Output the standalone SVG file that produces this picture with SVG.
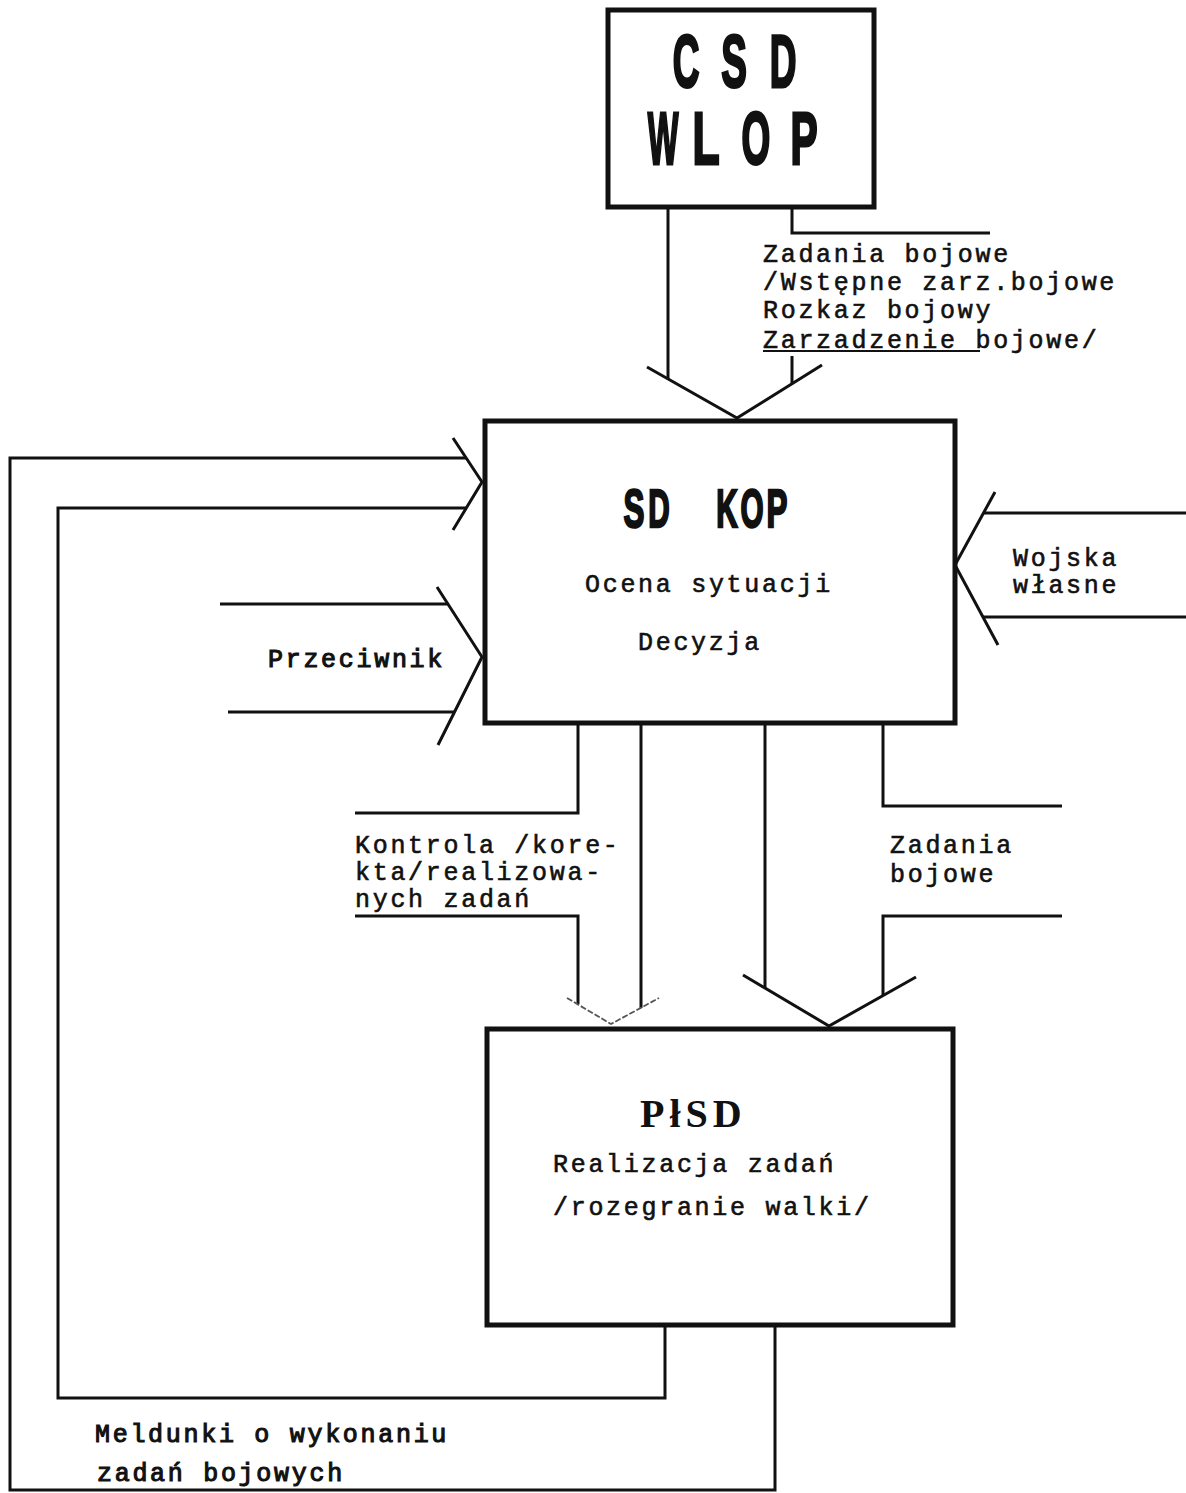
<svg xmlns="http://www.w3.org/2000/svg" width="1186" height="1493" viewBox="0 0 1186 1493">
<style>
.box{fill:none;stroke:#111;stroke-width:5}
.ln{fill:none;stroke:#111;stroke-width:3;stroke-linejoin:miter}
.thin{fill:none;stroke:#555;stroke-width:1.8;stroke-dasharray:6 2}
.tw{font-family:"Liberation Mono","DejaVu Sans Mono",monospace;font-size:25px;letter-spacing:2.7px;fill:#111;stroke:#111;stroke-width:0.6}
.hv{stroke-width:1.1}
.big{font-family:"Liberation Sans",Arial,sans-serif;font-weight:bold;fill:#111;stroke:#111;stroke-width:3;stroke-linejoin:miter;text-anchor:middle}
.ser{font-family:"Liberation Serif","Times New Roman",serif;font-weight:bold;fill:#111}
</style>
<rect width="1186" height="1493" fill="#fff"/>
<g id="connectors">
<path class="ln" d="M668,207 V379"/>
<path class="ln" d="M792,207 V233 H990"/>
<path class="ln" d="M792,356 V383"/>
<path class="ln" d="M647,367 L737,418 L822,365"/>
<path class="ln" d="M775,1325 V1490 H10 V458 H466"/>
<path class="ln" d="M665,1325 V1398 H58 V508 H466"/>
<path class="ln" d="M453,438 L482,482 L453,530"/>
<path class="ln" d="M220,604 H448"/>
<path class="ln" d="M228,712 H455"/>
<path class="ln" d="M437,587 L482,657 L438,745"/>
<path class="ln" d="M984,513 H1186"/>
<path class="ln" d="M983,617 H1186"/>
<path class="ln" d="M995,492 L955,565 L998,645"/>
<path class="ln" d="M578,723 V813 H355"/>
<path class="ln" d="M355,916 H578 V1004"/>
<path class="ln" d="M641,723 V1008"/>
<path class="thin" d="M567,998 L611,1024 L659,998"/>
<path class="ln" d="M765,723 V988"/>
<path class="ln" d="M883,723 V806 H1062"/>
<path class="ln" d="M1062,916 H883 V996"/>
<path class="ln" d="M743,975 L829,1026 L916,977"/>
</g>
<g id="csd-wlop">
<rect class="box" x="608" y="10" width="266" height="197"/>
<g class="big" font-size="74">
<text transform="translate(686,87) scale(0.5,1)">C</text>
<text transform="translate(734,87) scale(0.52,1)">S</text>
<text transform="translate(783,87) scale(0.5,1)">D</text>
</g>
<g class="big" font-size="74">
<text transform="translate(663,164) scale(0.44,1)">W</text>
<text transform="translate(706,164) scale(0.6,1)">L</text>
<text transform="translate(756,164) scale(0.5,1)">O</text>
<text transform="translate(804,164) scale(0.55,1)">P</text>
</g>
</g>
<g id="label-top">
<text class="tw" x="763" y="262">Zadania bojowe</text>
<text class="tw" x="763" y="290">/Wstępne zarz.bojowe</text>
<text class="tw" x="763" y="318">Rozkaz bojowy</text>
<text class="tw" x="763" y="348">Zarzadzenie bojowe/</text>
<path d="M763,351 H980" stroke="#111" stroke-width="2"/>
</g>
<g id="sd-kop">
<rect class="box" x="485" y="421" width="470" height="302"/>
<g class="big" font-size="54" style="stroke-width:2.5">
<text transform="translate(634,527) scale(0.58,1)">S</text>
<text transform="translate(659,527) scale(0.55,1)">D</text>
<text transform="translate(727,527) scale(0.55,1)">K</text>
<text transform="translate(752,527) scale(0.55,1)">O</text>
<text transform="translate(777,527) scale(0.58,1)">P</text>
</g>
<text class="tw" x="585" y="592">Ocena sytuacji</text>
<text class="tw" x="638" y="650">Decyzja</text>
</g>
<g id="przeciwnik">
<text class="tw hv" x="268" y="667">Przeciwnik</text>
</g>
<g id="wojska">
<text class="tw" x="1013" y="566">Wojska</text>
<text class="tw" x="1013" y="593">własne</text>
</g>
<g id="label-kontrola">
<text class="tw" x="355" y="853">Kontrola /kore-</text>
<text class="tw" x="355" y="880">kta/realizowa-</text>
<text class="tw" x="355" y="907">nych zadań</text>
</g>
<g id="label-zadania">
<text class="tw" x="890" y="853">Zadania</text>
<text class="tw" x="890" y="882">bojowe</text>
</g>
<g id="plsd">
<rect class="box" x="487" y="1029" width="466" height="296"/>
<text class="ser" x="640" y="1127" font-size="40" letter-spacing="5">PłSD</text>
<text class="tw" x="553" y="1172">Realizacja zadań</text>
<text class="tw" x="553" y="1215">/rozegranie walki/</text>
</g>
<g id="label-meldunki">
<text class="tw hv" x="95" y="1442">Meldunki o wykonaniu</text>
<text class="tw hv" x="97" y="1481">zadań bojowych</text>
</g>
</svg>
:::::
Given task: Reproduce every line precisely as given, omitting all pictures.

Task solution:
Output the standalone SVG file that produces this picture with SVG.
<svg xmlns="http://www.w3.org/2000/svg" width="1186" height="1493" viewBox="0 0 1186 1493">
<style>
.box{fill:none;stroke:#111;stroke-width:5}
.ln{fill:none;stroke:#111;stroke-width:3;stroke-linejoin:miter}
.thin{fill:none;stroke:#555;stroke-width:1.8;stroke-dasharray:6 2}
.tw{font-family:"Liberation Mono","DejaVu Sans Mono",monospace;font-size:25px;letter-spacing:2.7px;fill:#111;stroke:#111;stroke-width:0.6}
.hv{stroke-width:1.1}
.big{font-family:"Liberation Sans",Arial,sans-serif;font-weight:bold;fill:#111;stroke:#111;stroke-width:3;stroke-linejoin:miter;text-anchor:middle}
.ser{font-family:"Liberation Serif","Times New Roman",serif;font-weight:bold;fill:#111}
</style>
<rect width="1186" height="1493" fill="#fff"/>
<g id="connectors">
<path class="ln" d="M668,207 V379"/>
<path class="ln" d="M792,207 V233 H990"/>
<path class="ln" d="M792,356 V383"/>
<path class="ln" d="M647,367 L737,418 L822,365"/>
<path class="ln" d="M775,1325 V1490 H10 V458 H466"/>
<path class="ln" d="M665,1325 V1398 H58 V508 H466"/>
<path class="ln" d="M453,438 L482,482 L453,530"/>
<path class="ln" d="M220,604 H448"/>
<path class="ln" d="M228,712 H455"/>
<path class="ln" d="M437,587 L482,657 L438,745"/>
<path class="ln" d="M984,513 H1186"/>
<path class="ln" d="M983,617 H1186"/>
<path class="ln" d="M995,492 L955,565 L998,645"/>
<path class="ln" d="M578,723 V813 H355"/>
<path class="ln" d="M355,916 H578 V1004"/>
<path class="ln" d="M641,723 V1008"/>
<path class="thin" d="M567,998 L611,1024 L659,998"/>
<path class="ln" d="M765,723 V988"/>
<path class="ln" d="M883,723 V806 H1062"/>
<path class="ln" d="M1062,916 H883 V996"/>
<path class="ln" d="M743,975 L829,1026 L916,977"/>
</g>
<g id="csd-wlop">
<rect class="box" x="608" y="10" width="266" height="197"/>
<g class="big" font-size="74">
<text transform="translate(686,87) scale(0.5,1)">C</text>
<text transform="translate(734,87) scale(0.52,1)">S</text>
<text transform="translate(783,87) scale(0.5,1)">D</text>
</g>
<g class="big" font-size="74">
<text transform="translate(663,164) scale(0.44,1)">W</text>
<text transform="translate(706,164) scale(0.6,1)">L</text>
<text transform="translate(756,164) scale(0.5,1)">O</text>
<text transform="translate(804,164) scale(0.55,1)">P</text>
</g>
</g>
<g id="label-top">
<text class="tw" x="763" y="262">Zadania bojowe</text>
<text class="tw" x="763" y="290">/Wstępne zarz.bojowe</text>
<text class="tw" x="763" y="318">Rozkaz bojowy</text>
<text class="tw" x="763" y="348">Zarzadzenie bojowe/</text>
<path d="M763,351 H980" stroke="#111" stroke-width="2"/>
</g>
<g id="sd-kop">
<rect class="box" x="485" y="421" width="470" height="302"/>
<g class="big" font-size="54" style="stroke-width:2.5">
<text transform="translate(634,527) scale(0.58,1)">S</text>
<text transform="translate(659,527) scale(0.55,1)">D</text>
<text transform="translate(727,527) scale(0.55,1)">K</text>
<text transform="translate(752,527) scale(0.55,1)">O</text>
<text transform="translate(777,527) scale(0.58,1)">P</text>
</g>
<text class="tw" x="585" y="592">Ocena sytuacji</text>
<text class="tw" x="638" y="650">Decyzja</text>
</g>
<g id="przeciwnik">
<text class="tw hv" x="268" y="667">Przeciwnik</text>
</g>
<g id="wojska">
<text class="tw" x="1013" y="566">Wojska</text>
<text class="tw" x="1013" y="593">własne</text>
</g>
<g id="label-kontrola">
<text class="tw" x="355" y="853">Kontrola /kore-</text>
<text class="tw" x="355" y="880">kta/realizowa-</text>
<text class="tw" x="355" y="907">nych zadań</text>
</g>
<g id="label-zadania">
<text class="tw" x="890" y="853">Zadania</text>
<text class="tw" x="890" y="882">bojowe</text>
</g>
<g id="plsd">
<rect class="box" x="487" y="1029" width="466" height="296"/>
<text class="ser" x="640" y="1127" font-size="40" letter-spacing="5">PłSD</text>
<text class="tw" x="553" y="1172">Realizacja zadań</text>
<text class="tw" x="553" y="1215">/rozegranie walki/</text>
</g>
<g id="label-meldunki">
<text class="tw hv" x="95" y="1442">Meldunki o wykonaniu</text>
<text class="tw hv" x="97" y="1481">zadań bojowych</text>
</g>
</svg>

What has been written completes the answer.